Menurut dia, penanaman konsep berbisnis perlu ditekankan sejak masa mahasiswa. ”Bisnis itu tidak sekadar mencari untung. Bisnis itu lebih kepada menawarkan penyelesaian dari suatu masalah yang dihadapi masyarakat sehingga menghasilkan suatu nilai yang dibutuhkan. Makin besar nilai yang dihasilkan, makin besar pula keuntungan yang didapatkan,” ujarnya.
Sejak 2006, Binus University sudah menerapkan kewirausahaan sebagai mata kuliah wajib sejak semester pertama. Mulai 2015, baru dibentuk program inkubasi khusus mahasiswa yang berminat terjun ke dunia usaha.
Dalam program ini, mahasiswa mendapatkan kurikulum khusus yang dilengkapi fasilitas pendukung, seperti co-working space (tempat kerja berprinsip economy sharing), dosen pengampu, pelatih, mentor, dan narasumber dari perusahaan rintisan yang sudah berkembang di dunia wirausaha berbasis teknologi (startup company).
Program inkubasi
Hal serupa dilakukan Universitas Multimedia Nusantara (UMN). Sejak 2013, perguruan tinggi yang berkampus di Serpong ini membentuk program inkubasi khusus untuk potensi wirausaha berbasis teknologi dari mahasiswanya. Program ini dilakukan melalui Skystar Venture.
Program Manager Skystar Ventures Yovita Surianto menyampaikan, mahasiswa dilatih mengembangkan ide bisnis, membentuk bentuk bisnis dasar (prototype), dan melakukan percobaan terhadap bisnis tersebut.
Untuk bisa memaksimalkan program ini, dukungan dari berbagai aspek kepentingan sangat dibutuhkan. ”Dukungan dari rektor, dosen, mitra kerja, pemerintah, dan pembimbing berpengaruh terhadap keberhasilan program ini,” ujarnya.
Penggagas Shoebox.id, salah satu bisnis rintisan berbasis teknologi yang dikembangkan melalui Skystar Venture, Odilio Erly Susanto (21), menyampaikan, sebelum mengikuti program inkubasi, dirinya belum paham dasar berwirausaha. Shoebox.id adalah layanan perbaikan dan perawatan sepatu yang ditawarkan melalui situs web dan media sosial.
Setelah mengikuti program inkubasi, wawasannya menjadi terbuka, termasuk soal koneksi dengan perusahaan lain dan semangat bekerja dalam tim.

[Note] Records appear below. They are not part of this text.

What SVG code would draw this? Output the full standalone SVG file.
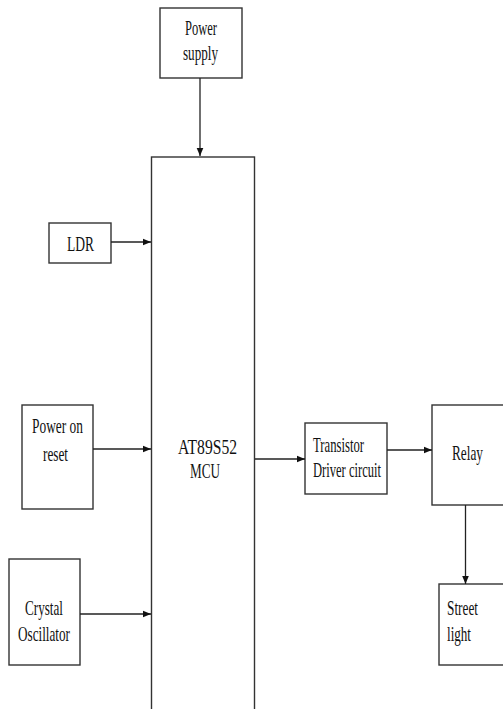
<svg xmlns="http://www.w3.org/2000/svg" width="503" height="709" viewBox="0 0 503 709">
<defs>
<style>
.box{fill:#fff;stroke:#333;stroke-width:1.4}
.t{font-family:"Liberation Serif","Times New Roman",serif;font-size:21px;fill:#111}
.c{fill:none;stroke:#222;stroke-width:1.3}
</style>
<marker id="ah" markerWidth="9" markerHeight="8" refX="8.5" refY="4" orient="auto" markerUnits="userSpaceOnUse">
<path d="M0,0.5 L8.5,4 L0,7.5 Z" fill="#111"/>
</marker>
</defs>
<rect width="503" height="709" fill="#fff"/>
<g id="power-supply">
<rect class="box" x="160" y="8" width="82" height="70"/>
<text class="t" x="185" y="35" textLength="32" lengthAdjust="spacingAndGlyphs">Power</text>
<text class="t" x="183" y="60" textLength="35" lengthAdjust="spacingAndGlyphs">supply</text>
</g>
<g id="mcu">
<rect class="box" x="151.5" y="157" width="103" height="580"/>
<text class="t" x="178" y="454" textLength="59" lengthAdjust="spacingAndGlyphs">AT89S52</text>
<text class="t" x="190" y="478" textLength="30" lengthAdjust="spacingAndGlyphs">MCU</text>
</g>
<g id="ldr">
<rect class="box" x="49" y="223" width="62" height="40"/>
<text class="t" x="67" y="251" textLength="27" lengthAdjust="spacingAndGlyphs">LDR</text>
</g>
<g id="power-on-reset">
<rect class="box" x="22" y="405" width="71" height="104"/>
<text class="t" x="32" y="433" textLength="51" lengthAdjust="spacingAndGlyphs">Power on</text>
<text class="t" x="43" y="461" textLength="25" lengthAdjust="spacingAndGlyphs">reset</text>
</g>
<g id="crystal-oscillator">
<rect class="box" x="9" y="559" width="71" height="106"/>
<text class="t" x="25" y="615" textLength="38" lengthAdjust="spacingAndGlyphs">Crystal</text>
<text class="t" x="18" y="641" textLength="52" lengthAdjust="spacingAndGlyphs">Oscillator</text>
</g>
<g id="transistor-driver">
<rect class="box" x="305" y="423" width="82" height="71"/>
<text class="t" x="313" y="452" textLength="51" lengthAdjust="spacingAndGlyphs">Transistor</text>
<text class="t" x="313" y="477" textLength="68" lengthAdjust="spacingAndGlyphs">Driver circuit</text>
</g>
<g id="relay">
<rect class="box" x="432" y="405" width="100" height="100"/>
<text class="t" x="452" y="460" textLength="31" lengthAdjust="spacingAndGlyphs">Relay</text>
</g>
<g id="street-light">
<rect class="box" x="439" y="584" width="100" height="81"/>
<text class="t" x="447" y="615" textLength="31" lengthAdjust="spacingAndGlyphs">Street</text>
<text class="t" x="447" y="641" textLength="24" lengthAdjust="spacingAndGlyphs">light</text>
</g>
<g id="connectors">
<line class="c" x1="200" y1="78" x2="200" y2="156" marker-end="url(#ah)"/>
<line class="c" x1="111" y1="242" x2="151" y2="242" marker-end="url(#ah)"/>
<line class="c" x1="93" y1="449" x2="151" y2="449" marker-end="url(#ah)"/>
<line class="c" x1="80" y1="614" x2="151" y2="614" marker-end="url(#ah)"/>
<line class="c" x1="255" y1="459" x2="305" y2="459" marker-end="url(#ah)"/>
<line class="c" x1="387" y1="450" x2="432" y2="450" marker-end="url(#ah)"/>
<line class="c" x1="465.5" y1="505" x2="465.5" y2="584" marker-end="url(#ah)"/>
</g>
</svg>
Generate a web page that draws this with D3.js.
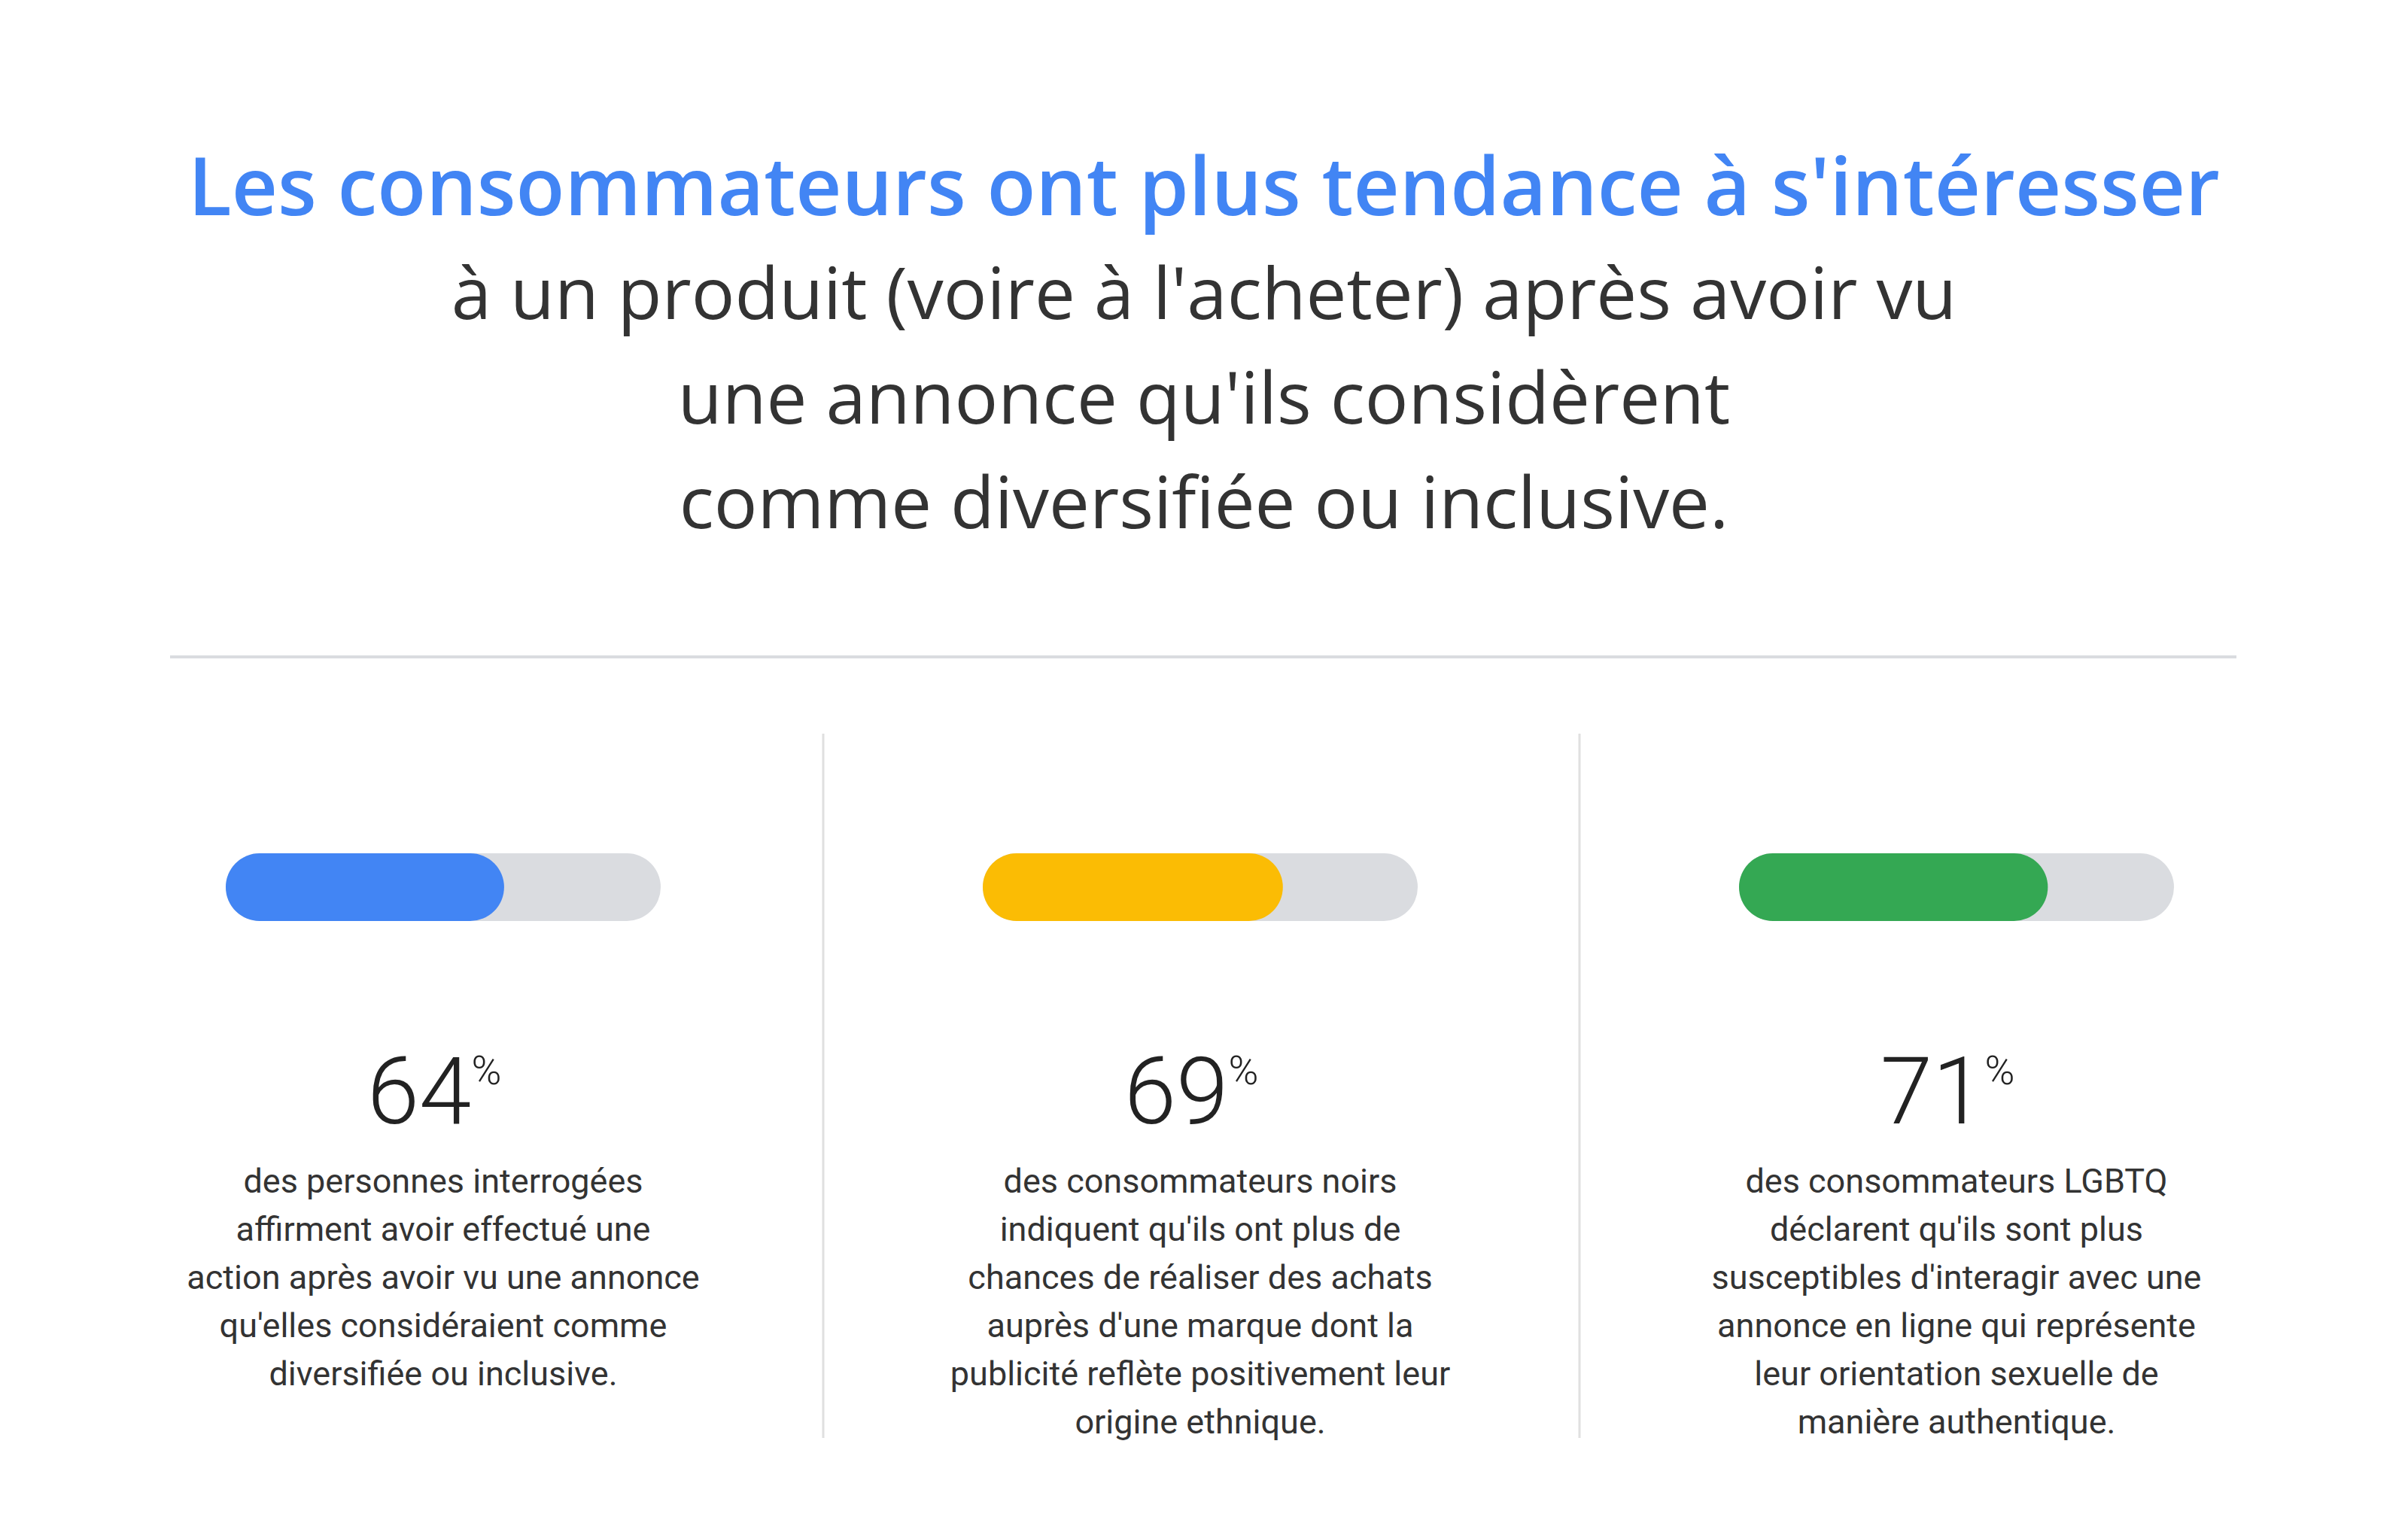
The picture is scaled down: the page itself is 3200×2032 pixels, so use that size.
<!DOCTYPE html>
<html><head><meta charset="utf-8">
<script src="https://cdn.jsdelivr.net/npm/d3@7"></script>
<style>body{margin:0;background:#fff}</style>
</head><body><div id="chart"></div>
<script>
var titleBold = "Les consommateurs ont plus tendance à s'intéresser";
var titleLines = ["à un produit (voire à l'acheter) après avoir vu", "une annonce qu'ils considèrent", "comme diversifiée ou inclusive."];
var values = [64, 69, 71];
var colors = ["#4285F4", "#FBBC04", "#34A853"];
var descriptions = [
  ["des personnes interrogées", "affirment avoir effectué une", "action après avoir vu une annonce", "qu'elles considéraient comme", "diversifiée ou inclusive."],
  ["des consommateurs noirs", "indiquent qu'ils ont plus de", "chances de réaliser des achats", "auprès d'une marque dont la", "publicité reflète positivement leur", "origine ethnique."],
  ["des consommateurs LGBTQ", "déclarent qu'ils sont plus", "susceptibles d'interagir avec une", "annonce en ligne qui représente", "leur orientation sexuelle de", "manière authentique."]
];

var width = 3200, height = 2032;
var svg = d3.select("#chart").append("svg").attr("width", width).attr("height", height);

// title
var t1 = svg.append("text").attr("x", 1600).attr("y", 286).attr("text-anchor", "middle")
  .attr("font-family", "Open Sans").attr("font-weight", 600).attr("font-size", 106)
  .attr("fill", "#4285F4").text(titleBold);
var w = t1.node().getComputedTextLength();
t1.attr("font-size", 106 * 2700 / w);

titleLines.forEach(function(l, i){
  svg.append("text").attr("x", 1600).attr("y", 424 + i * 139).attr("text-anchor", "middle")
    .attr("font-family", "Open Sans").attr("font-size", 96).attr("fill", "#333").text(l);
});

svg.append("line").attr("x1", 226).attr("x2", 2972).attr("y1", 873).attr("y2", 873)
  .attr("stroke", "#dadce0").attr("stroke-width", 4);

[1094, 2099].forEach(function(x){
  svg.append("line").attr("x1", x).attr("x2", x).attr("y1", 975).attr("y2", 1911)
    .attr("stroke", "#e0e0e0").attr("stroke-width", 3);
});

var trackStarts = [300, 1306, 2311];
var trackW = 578, barH = 90, barY = 1134;
var x = d3.scaleLinear().domain([0, 100]).range([0, trackW]);

var cols = svg.selectAll("g.col").data(values).enter().append("g")
  .attr("transform", function(d, i){ return "translate(" + trackStarts[i] + ",0)"; });

cols.append("rect").attr("x", 0).attr("y", barY).attr("width", x(100)).attr("height", barH)
  .attr("rx", barH / 2).attr("fill", "#dadce0");
cols.append("rect").attr("x", 0).attr("y", barY).attr("width", function(d){ return x(d); }).attr("height", barH)
  .attr("rx", barH / 2).attr("fill", function(d, i){ return colors[i]; });

var num = cols.append("text").attr("x", trackW / 2 - 12).attr("y", 1493).attr("text-anchor", "middle")
  .attr("font-family", "Roboto").attr("font-weight", 300).attr("font-size", 125).attr("fill", "#222");
num.append("tspan").text(function(d){ return d; });
num.append("tspan").attr("font-size", 54).attr("dy", -52).text("%");

cols.each(function(d, i){
  var g = d3.select(this);
  descriptions[i].forEach(function(l, j){
    g.append("text").attr("x", trackW / 2).attr("y", 1585 + j * 64).attr("text-anchor", "middle")
      .attr("font-family", "Roboto").attr("font-size", 45).attr("fill", "#333").text(l);
  });
});
</script></body></html>
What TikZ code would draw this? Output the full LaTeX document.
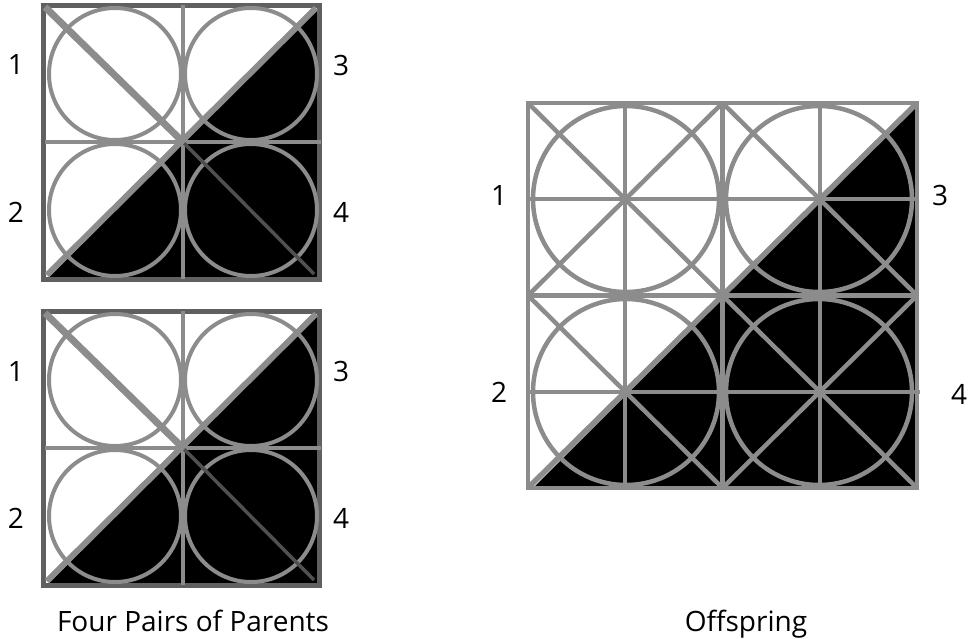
\documentclass[tikz,border=0pt]{standalone}
\usepackage{fontspec}
\setmainfont{Open Sans}
\definecolor{gr}{RGB}{140,140,140}
\definecolor{dg}{RGB}{96,96,96}
\definecolor{dg2}{RGB}{80,80,80}
\tikzset{
  lbl/.style={inner sep=0pt, font=\fontsize{28}{28}\selectfont},
  captxt/.style={inner sep=0pt, anchor=base, font=\fontsize{28}{28}\selectfont},
  gl/.style={draw=gr, line width=4pt},
  ol/.style={draw=gr, line width=4.5pt},
}
\begin{document}
\begin{tikzpicture}[x=1pt,y=-1pt]
\useasboundingbox (0,0) rectangle (968,638);
% ---------- parents ----------
\foreach \dy/\k in {0/a,306/b}{
\begin{scope}[shift={(0,\dy)}]
  \fill[black] (47,279) -- (319,279) -- (319,7) -- cycle;
  \draw[dg, line width=5pt] (43,5) rectangle (319,279);
  \draw[gl] (183,5) -- (183,279);
  \draw[gl] (45,142) -- (321,142);
  \draw[gl] (115,74) circle[radius=66pt];
  \draw[gl] (251,74) circle[radius=66pt];
  \draw[gl] (115,210) circle[radius=66pt];
  \draw[gl] (251,210) circle[radius=66pt];
  \draw[draw=gr, line width=7pt] (45,7) -- (183,142);
  \draw[draw=dg2, line width=3.5pt] (183,142) -- (314,274);
  \draw[draw=gr, line width=6pt] (47,275) -- (316,8);
  \node[lbl] (p\k1) at (16,65) {1};
  \node[lbl] (p\k2) at (16,212) {2};
  \node[lbl] (p\k3) at (341,65) {3};
  \node[lbl] (p\k4) at (341,212) {4};
\end{scope}
}
% ---------- offspring ----------
\fill[black] (533,488) -- (917,488) -- (917,104) -- cycle;
\draw[ol] (625,103) -- (625,488);
\draw[ol] (722.5,103) -- (722.5,488);
\draw[ol] (820,103) -- (820,488);
\draw[ol] (528,199) -- (917,199);
\draw[ol] (528,295.5) -- (917,295.5);
\draw[ol] (526,392) -- (920,392);
\draw[ol] (528,103) -- (917,488);
\draw[ol] (722.5,103) -- (917,295.5);
\draw[ol] (528,295.5) -- (722.5,488);
\draw[ol] (528,295.5) -- (722.5,103);
\draw[ol] (722.5,488) -- (917,295.5);
\draw[ol] (626,199) circle[radius=93pt];
\draw[ol] (819,199) circle[radius=93pt];
\draw[ol] (626,392) circle[radius=93pt];
\draw[ol] (819,392) circle[radius=93pt];
\draw[draw=gr, line width=5.5pt] (530,486) -- (915,105);
\draw[ol] (528,103) rectangle (917,488);
\node[lbl] (o1) at (499,195) {1};
\node[lbl] (o2) at (499,392) {2};
\node[lbl] (o3) at (940,195) {3};
\node[lbl] (o4) at (959,394) {4};
% ---------- captions ----------
\node[captxt] (c1) at (193,631) {Four Pairs of Parents};
\node[captxt] (c2) at (746,631) {Offspring};
\end{tikzpicture}
\end{document}
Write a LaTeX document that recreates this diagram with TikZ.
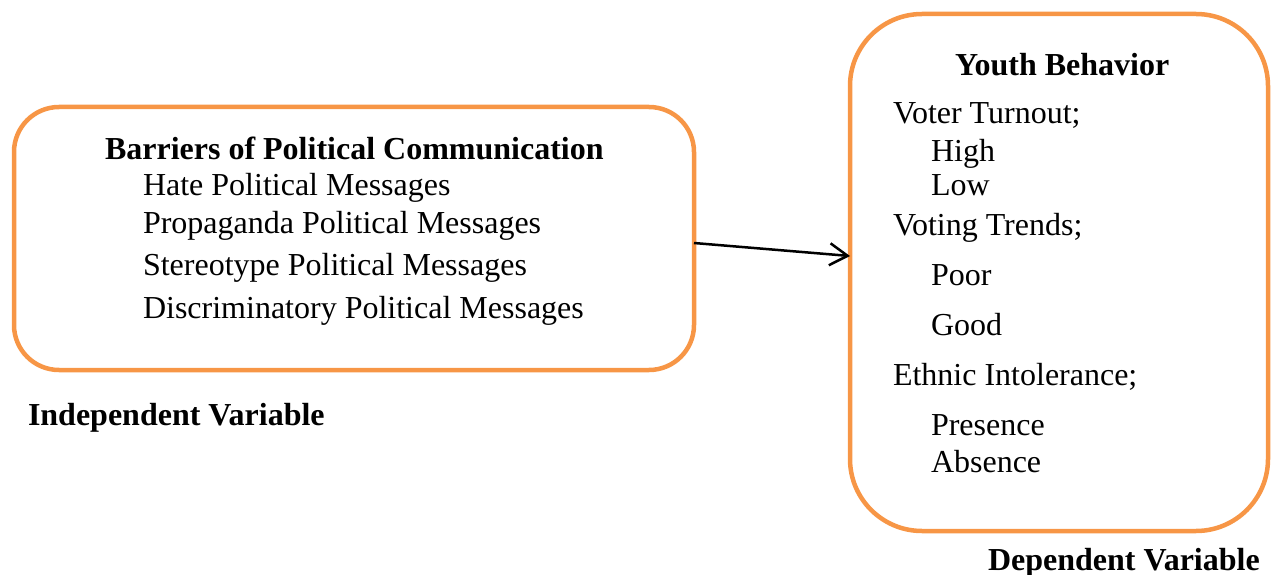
\documentclass[tikz,border=0pt]{standalone}
\usepackage{fontspec}
\setmainfont{Liberation Serif}
\usetikzlibrary{arrows.meta}
\definecolor{boxorange}{RGB}{247,150,70}
\begin{document}
\begin{tikzpicture}[x=1pt,y=-1pt,
  framebox/.style={draw=boxorange, line width=4.5pt, rectangle, outer sep=0pt, inner sep=0pt},
  txt/.style={anchor=base west, inner sep=0pt, outer sep=0pt, font=\fontsize{32}{38}\selectfont},
  btxt/.style={txt, font=\fontsize{32}{38}\selectfont\bfseries},
  link/.style={line width=2.5pt, -{Straight Barb[length=18pt,width=22pt,line width=2.5pt]}}]
  \useasboundingbox (0,0) rectangle (1272,575);

  % frames
  \node[framebox, rounded corners=45pt, minimum width=680pt, minimum height=263pt] (box1) at (354,238.5) {};
  \node[framebox, rounded corners=72pt, minimum width=418pt, minimum height=517pt] (box2) at (1059,272.5) {};

  % independent variable
  \node[btxt] (t1) at (105,160) {Barriers of Political Communication};
  \node[txt] (a1) at (143,196) {Hate Political Messages};
  \node[txt] (a2) at (143,233) {Propaganda Political Messages};
  \node[txt] (a3) at (143,275) {Stereotype Political Messages};
  \node[txt] (a4) at (143,318) {Discriminatory Political Messages};
  \node[btxt] (iv) at (28,425) {Independent Variable};

  % dependent variable
  \node[btxt] (t2) at (955,76) {Youth Behavior};
  \node[txt] (b1) at (893,124) {Voter Turnout;};
  \node[txt] (b2) at (931,162) {High};
  \node[txt] (b3) at (931,196) {Low};
  \node[txt] (b4) at (893,235) {Voting Trends;};
  \node[txt] (b5) at (931,285) {Poor};
  \node[txt] (b6) at (931,335) {Good};
  \node[txt] (b7) at (893,385) {Ethnic Intolerance;};
  \node[txt] (b8) at (931,435) {Presence};
  \node[txt] (b9) at (931,472) {Absence};
  \node[btxt] (dv) at (988,570) {Dependent Variable};

  % relation
  \draw[link] ([yshift=-4.5pt]box1.east) -- ([yshift=16.5pt]box2.west);
\end{tikzpicture}
\end{document}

Direktur Pengembangan Usaha dan Inkubasi Universitas Gadjah Mada (UGM), Yogyakarta, Hargo Utomo menyatakan, sejak 2014, pihaknya menyediakan ruang dan fasilitas bagi mahasiswa mengembangkan usaha rintisan digital melalui program Innovative Academy. Program tersebut meliputi seleksi peserta, lokakarya, mentoring, dan pemagangan. Saat ini telah ada 25 tim yang mengembangkan usaha rintisan dan menjadi bisnis, antara lain Iwak dan Pasienia.
Iwak adalah platform yang menghubungkan petani dengan pasar, termasuk produk budidaya ikan air tawar di Nganjuk, Jawa Timur. Sejak diluncurkan pada 2015, saat ini terbangun kolam ikan yang dikelola 30 keluarga. Ikan didistribusikan ke Yogyakarta dan sejumlah kota di Jatim. Iwak hasil program Innovative Academy gelombang II (2015).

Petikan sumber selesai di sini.